* Provided data

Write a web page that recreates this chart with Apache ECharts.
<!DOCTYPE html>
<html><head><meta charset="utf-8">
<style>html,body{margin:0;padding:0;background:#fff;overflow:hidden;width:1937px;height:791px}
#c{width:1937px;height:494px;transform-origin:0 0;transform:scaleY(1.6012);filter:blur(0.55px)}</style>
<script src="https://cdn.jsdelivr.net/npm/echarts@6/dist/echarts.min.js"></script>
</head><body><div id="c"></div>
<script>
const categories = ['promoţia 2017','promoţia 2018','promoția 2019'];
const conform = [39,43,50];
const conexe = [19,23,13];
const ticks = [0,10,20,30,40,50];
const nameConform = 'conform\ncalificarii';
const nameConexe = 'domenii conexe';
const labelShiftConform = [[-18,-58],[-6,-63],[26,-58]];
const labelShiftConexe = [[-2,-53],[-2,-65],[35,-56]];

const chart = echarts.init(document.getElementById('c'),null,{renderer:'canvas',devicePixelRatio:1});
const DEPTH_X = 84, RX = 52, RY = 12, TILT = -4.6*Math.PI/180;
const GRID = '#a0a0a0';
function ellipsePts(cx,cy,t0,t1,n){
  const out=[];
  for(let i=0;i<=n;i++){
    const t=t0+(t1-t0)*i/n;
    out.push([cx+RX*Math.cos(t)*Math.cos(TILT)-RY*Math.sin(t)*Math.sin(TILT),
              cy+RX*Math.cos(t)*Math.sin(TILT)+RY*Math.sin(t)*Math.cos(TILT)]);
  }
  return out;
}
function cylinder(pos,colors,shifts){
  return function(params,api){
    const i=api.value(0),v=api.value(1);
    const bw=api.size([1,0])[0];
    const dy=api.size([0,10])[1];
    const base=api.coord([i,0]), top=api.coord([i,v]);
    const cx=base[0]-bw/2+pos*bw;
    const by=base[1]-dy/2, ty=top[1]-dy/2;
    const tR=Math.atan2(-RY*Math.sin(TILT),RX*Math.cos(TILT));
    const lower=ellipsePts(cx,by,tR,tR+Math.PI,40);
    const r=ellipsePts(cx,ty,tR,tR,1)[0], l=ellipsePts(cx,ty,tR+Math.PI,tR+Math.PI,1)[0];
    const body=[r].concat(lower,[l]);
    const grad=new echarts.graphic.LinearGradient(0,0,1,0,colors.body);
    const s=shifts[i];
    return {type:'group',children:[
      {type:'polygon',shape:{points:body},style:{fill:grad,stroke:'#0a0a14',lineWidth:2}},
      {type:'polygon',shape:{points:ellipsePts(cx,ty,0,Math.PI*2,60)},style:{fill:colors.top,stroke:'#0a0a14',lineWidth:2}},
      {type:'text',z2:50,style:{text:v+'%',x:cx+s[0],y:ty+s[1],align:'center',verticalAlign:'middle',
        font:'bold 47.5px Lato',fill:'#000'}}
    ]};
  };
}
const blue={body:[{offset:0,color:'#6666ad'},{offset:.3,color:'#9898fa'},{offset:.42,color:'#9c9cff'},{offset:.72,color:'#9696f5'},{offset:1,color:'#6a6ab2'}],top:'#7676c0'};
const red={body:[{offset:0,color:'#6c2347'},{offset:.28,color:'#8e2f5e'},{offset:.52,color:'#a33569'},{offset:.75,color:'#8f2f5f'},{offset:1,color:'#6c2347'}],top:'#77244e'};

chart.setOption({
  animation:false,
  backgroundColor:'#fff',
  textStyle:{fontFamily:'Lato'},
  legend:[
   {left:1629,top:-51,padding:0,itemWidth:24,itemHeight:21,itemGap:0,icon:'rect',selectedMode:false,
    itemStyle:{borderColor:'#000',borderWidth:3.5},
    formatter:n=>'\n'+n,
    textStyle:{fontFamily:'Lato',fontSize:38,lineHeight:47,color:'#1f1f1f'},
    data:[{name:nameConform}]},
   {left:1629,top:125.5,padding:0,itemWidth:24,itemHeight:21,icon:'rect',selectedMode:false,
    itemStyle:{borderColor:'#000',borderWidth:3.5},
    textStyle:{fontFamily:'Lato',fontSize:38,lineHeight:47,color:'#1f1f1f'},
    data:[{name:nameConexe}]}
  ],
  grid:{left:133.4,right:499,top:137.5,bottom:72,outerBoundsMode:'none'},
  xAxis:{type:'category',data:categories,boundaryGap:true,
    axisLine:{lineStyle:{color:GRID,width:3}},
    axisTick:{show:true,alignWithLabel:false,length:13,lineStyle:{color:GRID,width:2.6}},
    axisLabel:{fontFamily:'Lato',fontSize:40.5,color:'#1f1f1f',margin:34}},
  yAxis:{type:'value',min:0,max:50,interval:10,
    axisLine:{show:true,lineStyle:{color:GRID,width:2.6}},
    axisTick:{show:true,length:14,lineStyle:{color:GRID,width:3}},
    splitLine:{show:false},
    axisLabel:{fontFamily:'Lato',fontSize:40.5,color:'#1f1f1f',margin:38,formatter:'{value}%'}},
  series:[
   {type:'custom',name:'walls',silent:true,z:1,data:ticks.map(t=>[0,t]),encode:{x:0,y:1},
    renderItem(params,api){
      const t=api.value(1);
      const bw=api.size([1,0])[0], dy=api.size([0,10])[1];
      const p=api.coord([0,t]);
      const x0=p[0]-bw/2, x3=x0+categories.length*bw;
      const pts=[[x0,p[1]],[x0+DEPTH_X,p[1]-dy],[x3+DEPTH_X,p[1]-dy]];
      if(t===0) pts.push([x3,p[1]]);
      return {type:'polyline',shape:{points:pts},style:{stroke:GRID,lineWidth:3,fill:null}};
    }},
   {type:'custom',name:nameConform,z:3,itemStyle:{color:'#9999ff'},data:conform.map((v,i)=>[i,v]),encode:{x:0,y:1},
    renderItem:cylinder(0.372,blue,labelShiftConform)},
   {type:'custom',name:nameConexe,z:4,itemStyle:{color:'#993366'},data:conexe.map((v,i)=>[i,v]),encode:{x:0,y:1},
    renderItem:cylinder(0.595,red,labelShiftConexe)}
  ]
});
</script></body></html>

* Requirements
Print the listing above from its first line through the line with "const labelShiftConexe = [[-2,-53],[-2,-65],[35,-56]];", and stop there.

* Task result
Write a web page that recreates this chart with Apache ECharts.
<!DOCTYPE html>
<html><head><meta charset="utf-8">
<style>html,body{margin:0;padding:0;background:#fff;overflow:hidden;width:1937px;height:791px}
#c{width:1937px;height:494px;transform-origin:0 0;transform:scaleY(1.6012);filter:blur(0.55px)}</style>
<script src="https://cdn.jsdelivr.net/npm/echarts@6/dist/echarts.min.js"></script>
</head><body><div id="c"></div>
<script>
const categories = ['promoţia 2017','promoţia 2018','promoția 2019'];
const conform = [39,43,50];
const conexe = [19,23,13];
const ticks = [0,10,20,30,40,50];
const nameConform = 'conform\ncalificarii';
const nameConexe = 'domenii conexe';
const labelShiftConform = [[-18,-58],[-6,-63],[26,-58]];
const labelShiftConexe = [[-2,-53],[-2,-65],[35,-56]];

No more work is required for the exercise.